A las 12 en punto, con el manto de la noche envolviendo de impenetrable oscuridad la espadaña de la iglesia, el estridente repicar de las campanas anunciaba el comienzo del momento más esperado de la feria. Las guirnaldas de luces que iluminaban la plaza se apagaban y durante unos instantes, todo quedaba a oscuras. Conteniendo la respiración, yo veía avanzar a trompicones a un hombre entre los largos palos de las ruedas de fuegos artificiales. Rápidamente prendía fuego a la mecha y la noche se convertía en un espectáculo mágico. Una lluvia fugaz de luces de colores subía al cielo chisporroteando. Dando vueltas incendiaban el aire y dibujaban ráfagas multicolores entre la humareda irrespirable de la pólvora quemada, estallando en un fragor de potentes bramidos. Una tras otra, las ruedas pirotécnicas iban quemándose con estampidos atronadores creando filigranas y vistosas combinaciones de distintos tamaños y formas.

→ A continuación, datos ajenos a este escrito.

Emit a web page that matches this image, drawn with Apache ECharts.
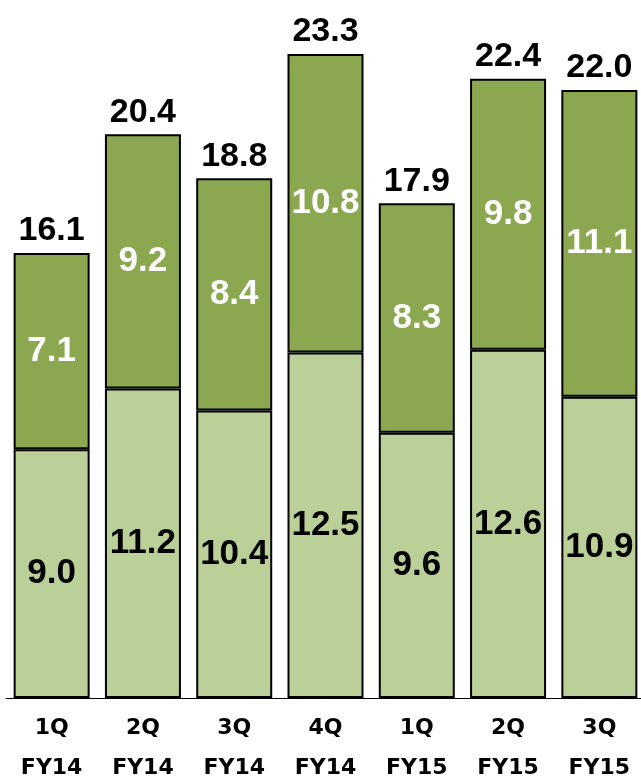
<!DOCTYPE html>
<html>
<head>
<meta charset="utf-8">
<script src="https://cdn.jsdelivr.net/npm/echarts@6/dist/echarts.min.js"></script>
<style>
  html, body { margin: 0; padding: 0; background: #fff; }
  #chart { width: 641px; height: 778px; }
</style>
</head>
<body>
<div id="chart"></div>
<script>
// Quarterly figures, split into a base part and an upper part
const quarters = ['1Q', '2Q', '3Q', '4Q', '1Q', '2Q', '3Q'];
const fiscalYears = ['FY14', 'FY14', 'FY14', 'FY14', 'FY15', 'FY15', 'FY15'];
const baseValues = [9.0, 11.2, 10.4, 12.5, 9.6, 12.6, 10.9];
const upperValues = [7.1, 9.2, 8.4, 10.8, 8.3, 9.8, 11.1];
const totalValues = [16.1, 20.4, 18.8, 23.3, 17.9, 22.4, 22.0];

const categories = quarters.map((q, i) => q + '\n' + fiscalYears[i]);

const valueFont = '"Liberation Sans", Arial, sans-serif';
const axisFont = '"DejaVu Sans", Verdana, sans-serif';

const chart = echarts.init(document.getElementById('chart'), null, { renderer: 'canvas' });

chart.setOption({
  animation: false,
  grid: { left: 6, right: -4, top: 7, bottom: 80, outerBoundsMode: 'none', containLabel: false },
  xAxis: {
    type: 'category',
    data: categories,
    axisLine: { show: true, lineStyle: { color: '#000', width: 1 } },
    axisTick: { show: false },
    axisLabel: {
      margin: 10,
      color: '#000',
      fontFamily: axisFont,
      fontWeight: 'bold',
      fontSize: 22,
      lineHeight: 40
    }
  },
  yAxis: {
    type: 'value',
    min: 0,
    max: 25,
    show: false,
    splitLine: { show: false }
  },
  series: [
    {
      name: 'base',
      type: 'bar',
      stack: 'total',
      data: baseValues,
      barWidth: 76,
      itemStyle: { color: '#BBCF99', borderColor: '#000', borderWidth: 2 },
      label: {
        show: true,
        position: 'inside',
        formatter: p => p.value.toFixed(1),
        color: '#000',
        fontFamily: valueFont,
        fontWeight: 'bold',
        fontSize: 35
      }
    },
    {
      name: 'upper',
      type: 'bar',
      stack: 'total',
      data: upperValues,
      barWidth: 76,
      itemStyle: { color: '#8BA850', borderColor: '#000', borderWidth: 2 },
      label: {
        show: true,
        position: 'inside',
        formatter: p => p.value.toFixed(1),
        color: '#fff',
        fontFamily: valueFont,
        fontWeight: 'bold',
        fontSize: 35
      }
    },
    {
      // totals written above each stacked bar
      name: 'total',
      type: 'bar',
      stack: 'total',
      data: totalValues.map(() => 0),
      barWidth: 76,
      itemStyle: { color: 'transparent' },
      label: {
        show: true,
        position: 'top',
        distance: 5,
        formatter: p => totalValues[p.dataIndex].toFixed(1),
        color: '#000',
        fontFamily: valueFont,
        fontWeight: 'bold',
        fontSize: 34
      }
    }
  ]
});
</script>
</body>
</html>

Cuando el fuego de la pólvora se consumía, los artificios giratorios lanzaban una andanada de pavesas como enjambres de luciérnagas moribundas sobre las cabezas de los espectadores hasta que, como colofón a la impresionante representación pirotécnica, en lo más alto de los palos, formada por antorchitas de colores, aparecía la palabra FERIA DE ORELLANA, rematando la exhibición con una potente traca final, que retumbaba en el aire estremeciendo los cimientos de la plaza y arrancando atronadores aplausos entre el embelesado público que asistía al espectáculo.